Background Image

Miami Pen Show 2022
Doubletree by Hilton and Miami Airport Convention
711 NW 72nd Avenue, Miami, FL 33126
Tel: 305-261-3800  Toll Free: 1-888-353- 1995

Schedule Of Events

Welcome to the 2022 Miami Pen Show! We’re excited to have you attending this year’s show.  The Miami Pen Show has historically hosted dealers from across the country ensuring a wide variety of vintage and modern pens, as well as a strong showing of individual pen makers, wood turners, and related pen-making dealers.  Internationally known brands and distributors have always had a large presence at this show.

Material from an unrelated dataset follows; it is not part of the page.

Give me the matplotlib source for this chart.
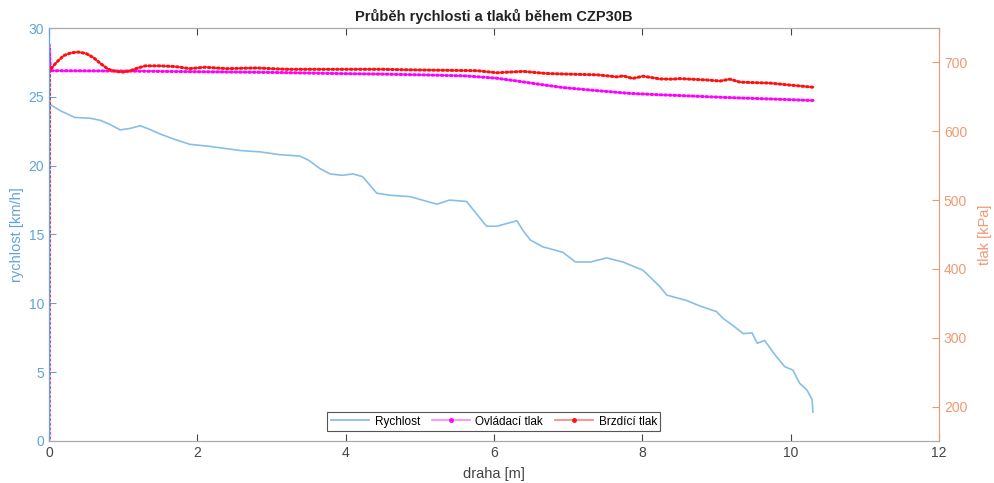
import matplotlib
matplotlib.use("Agg")
import matplotlib.pyplot as plt
from matplotlib.lines import Line2D

plt.rcParams["font.family"] = ["Liberation Sans", "DejaVu Sans"]

# Rychlost (left axis)
dist_v = [0, 0.15, 0.35, 0.55, 0.69, 0.82, 0.96, 1.09, 1.23, 1.33, 1.5, 1.7, 1.9, 2.17,
          2.58, 2.85, 3.11, 3.38, 3.5, 3.65, 3.79, 3.95, 4.1, 4.23, 4.42, 4.6, 4.87, 5.23,
          5.4, 5.63, 5.9, 6.04, 6.31, 6.39, 6.49, 6.66, 6.8, 6.93, 7.1, 7.3, 7.52, 7.74,
          8.01, 8.24, 8.33, 8.6, 8.78, 9.0, 9.09, 9.22, 9.36, 9.48, 9.55, 9.65, 9.79, 9.92,
          10.03, 10.12, 10.22, 10.29, 10.3]
speed = [24.5, 24.0, 23.5, 23.45, 23.3, 23.0, 22.6, 22.7, 22.9, 22.7, 22.3, 21.9, 21.55, 21.4,
         21.1, 21.0, 20.8, 20.7, 20.4, 19.8, 19.4, 19.3, 19.4, 19.2, 18.0, 17.85, 17.75, 17.2,
         17.5, 17.4, 15.6, 15.6, 16.0, 15.3, 14.6, 14.1, 13.9, 13.7, 13.0, 13.0, 13.3, 13.0,
         12.4, 11.2, 10.6, 10.2, 9.8, 9.4, 8.9, 8.4, 7.8, 7.85, 7.1, 7.3, 6.25, 5.4,
         5.15, 4.2, 3.7, 3.0, 2.1]

# Ovladaci tlak (right axis)
dist_c = [0, 0, 0.02, 1.0, 2.0, 3.0, 3.8, 4.5, 5.0, 5.6, 5.8, 6.04, 6.31, 6.66, 6.93, 7.39,
          7.83, 8.24, 8.7, 9.14, 9.7, 10.3]
ctrl_p = [100, 726, 688, 687.5, 686.5, 685.5, 684, 683, 682, 680.5, 679, 677, 673, 667.5, 663.5,
          659, 655, 653, 651, 649, 647, 644.7]

# Brzdici tlak (right axis)
dist_b = [0, 0.005, 0.1, 0.2, 0.3, 0.4, 0.5, 0.6, 0.7, 0.8, 0.9, 1.0, 1.1, 1.2, 1.3, 1.5, 1.7,
          1.9, 2.1, 2.4, 2.8, 3.2, 3.79, 4.5, 5.0, 5.77, 6.04, 6.39, 6.7, 7.0, 7.39, 7.66, 7.74,
          7.87, 8.01, 8.24, 8.41, 8.5, 8.87, 9.05, 9.18, 9.32, 9.72, 10.0, 10.3]
brake_p = [100, 688, 700, 710, 714, 715, 713, 707, 698, 690, 687, 686, 688, 692, 695, 695, 694,
           691, 693, 691, 692, 690, 690, 690, 689, 688, 685, 687, 684, 683, 682, 679, 680.5,
           676.7, 680, 676, 675.7, 676.5, 674.5, 673, 675.7, 671.3, 670, 667, 664]

BLUE = "#5fa5da"
LINE_BLUE = "#88bfe6"
ORANGE = "#ee9a72"
GREY = "#444444"

fig = plt.figure(figsize=(9.95, 4.83), dpi=100)
ax = fig.add_axes([0.0492, 0.087, 0.8945, 0.855])
ax2 = ax.twinx()

ax.plot(dist_v, speed, color=LINE_BLUE, lw=1.2)

for x, y, c_line, c_dot in [(dist_c, ctrl_p, "#ff5cff", "#ff00ff"),
                            (dist_b, brake_p, "#ff6060", "#ff1010")]:
    ax2.plot(x, y, color=c_line, lw=1.0)
    ax2.plot(x, y, color=c_dot, lw=2.2, ls=(0, (0.5, 1.0)), dash_capstyle="round")

ax.set_xlim(0, 12)
ax.set_ylim(0, 30)
ax2.set_ylim(150, 750)
ax.set_xticks(range(0, 13, 2))
ax.set_yticks(range(0, 31, 5))
ax2.set_yticks(range(200, 701, 100))

ax.tick_params(axis="x", direction="in", top=True, colors=GREY, labelsize=10, length=5)
ax.tick_params(axis="y", direction="in", colors=BLUE, labelsize=10, length=5)
ax2.tick_params(axis="y", direction="in", colors=ORANGE, labelsize=10, length=5)
for s in ["top", "bottom"]:
    ax.spines[s].set_color("#aaaaaa")
    ax2.spines[s].set_color("#aaaaaa")
ax2.spines["left"].set_color(BLUE)
ax.spines["left"].set_color(BLUE)
ax2.spines["right"].set_color(ORANGE)
ax.spines["right"].set_visible(False)

ax.set_xlabel("draha [m]", color=GREY, fontsize=10.5, labelpad=5)
ax.set_ylabel("rychlost [km/h]", color=BLUE, fontsize=10.5, labelpad=3)
ax2.set_ylabel("tlak [kPa]", color=ORANGE, fontsize=10.5, labelpad=8)
ax.set_title("Průběh rychlosti a tlaků během CZP30B", fontsize=10.5, fontweight="bold",
             color="#222222", pad=5)

handles = [
    Line2D([], [], color=LINE_BLUE, lw=1.3),
    Line2D([], [], color="#ff8cff", lw=1.3, marker=".", markersize=5,
           markerfacecolor="#ff00ff", markeredgecolor="#ff00ff"),
    Line2D([], [], color="#ff8a8a", lw=1.3, marker=".", markersize=5,
           markerfacecolor="#ff1010", markeredgecolor="#ff1010"),
]
leg = ax2.legend(handles, ["Rychlost", "Ovládací tlak", "Brzdící tlak"], ncol=3,
                 loc="lower center", bbox_to_anchor=(0.5, 0.024), borderaxespad=0,
                 fancybox=False, edgecolor="#555555", fontsize=8.5, handlelength=3.2,
                 columnspacing=1.0, handletextpad=0.5, borderpad=0.3, framealpha=1)
leg.get_frame().set_linewidth(0.8)

fig.savefig("out.png", dpi=100)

The Miami Pen Show is known for extensive promotion and marketing.  Massive social media campaigns, including Facebook, Twitter, Instagram, email marketing, and more have all been part of our marketing efforts to maximize attendance.  Should you have any questions in regards to the show, please do not hesitate to ask. I look forward to a smooth, successful, and safe show with you!

Friday, July 15, 2022

8am. Dealer setup.
11am – 6pm. Show open to the public.
6:30pm Doors Locked. No re-entry.

Saturday, July 16, 2022

8am. Dealer setup.
10am – 5pm. Show open to the public.
8pm. Pen Shows After Dark  (with prizes).

Sunday, July 17, 2022

8am. Dealer setup.
10am – 4pm. Show open to the public.

A Few Interesting Facts Why We Continue To Choose Miami For Our 32nd Annual Pen Show!

Miami is a subtropical city located in sunshine state Florida in between the Everglades and North Atlantic Ocean. Flying over Biscayne Bay, you can observe the wonderful beaches that attract around 14 million visitors each year. Florida’s Cultural Center and the diverse blend of the city represent the Miami. Miami is the cultural Melting pot that entices the people from colder spots. Miami is the influx of South American or Spanish Culture that mixes Latin Rythm and Cuban Cuisine. Miami gives an eclectic shopping experience, from designer boutiques at Bal Harbour or mainstream chains at Bayside Marketplace. If you want to know something more, go through these interesting and amazing facts about this “Capital of Latin America”, Miami:

The largest collection of Art Deco architecture in the US is in Miami.
Pops of color plus the style’s notable architectural lines, curves and fountains can be found throughout Miami Beach, but especially in the historic district. The styles of the 1920s and 1930s remain vibrant in the Art Deco Historic District in Miami Beach, home to the nation’s largest concentration of the sleek and bright architectural style. The district, which has been listed on the National Register of Historic Places since 1979, contains some 800 designated historic buildings, though some of them represent other modern architectural styles from different eras of Miami’s history. The Art Deco Historic District is located in Miami Beach between 5th Street and 23rd Street, along Ocean Drive, Collins Avenue and Washington Avenue.

Magic City is a nickname often used Miami.
Anyone who has visited and seen Miami’s colorful buildings and beautiful beaches would understand why it’s called “Magic.” Miami’s most enduring element is its nickname, “The Magic City,” which has also been a part of its story since the early days following the incorporation of the City of Miami in July 1896. Incorporation came on the heels of the entry of Henry M. Flagler’s Florida East Coast Railway in April 1896. A tiny community, with just nine persons living along the mouth of the Miami River in 1895, Miami was positioned, with the entry of the railroad and its consequent connection to points north, to grow quickly into one of Florida’s most important cities.

Miami the only US city founded by a woman.
Julia DeForest Tuttle, the “Mother of Miami,” is widely recognized as the only female founder of a major American city. Julia Tuttle first laid eyes on what would become Miami as early as 1874 while visiting her father — who had moved to the Lemon City area as a homesteader and become a county judge and state senator — The visionary widow from Ohio bought hundreds of acres at what is now Downtown Miami, moved down on a barge, and eventually convinced railroad man Henry Flagler to extend his new railway to the Miami River by sending him an unusual package consisting of orange blossoms during the great freeze of 1894-95 after the orchards further north had frozen. “It may seem strange to you,” she told a friend, “but it is the dream of my life to see this wilderness turned into a prosperous country.”  This fact makes Miami the only US city founded by a woman.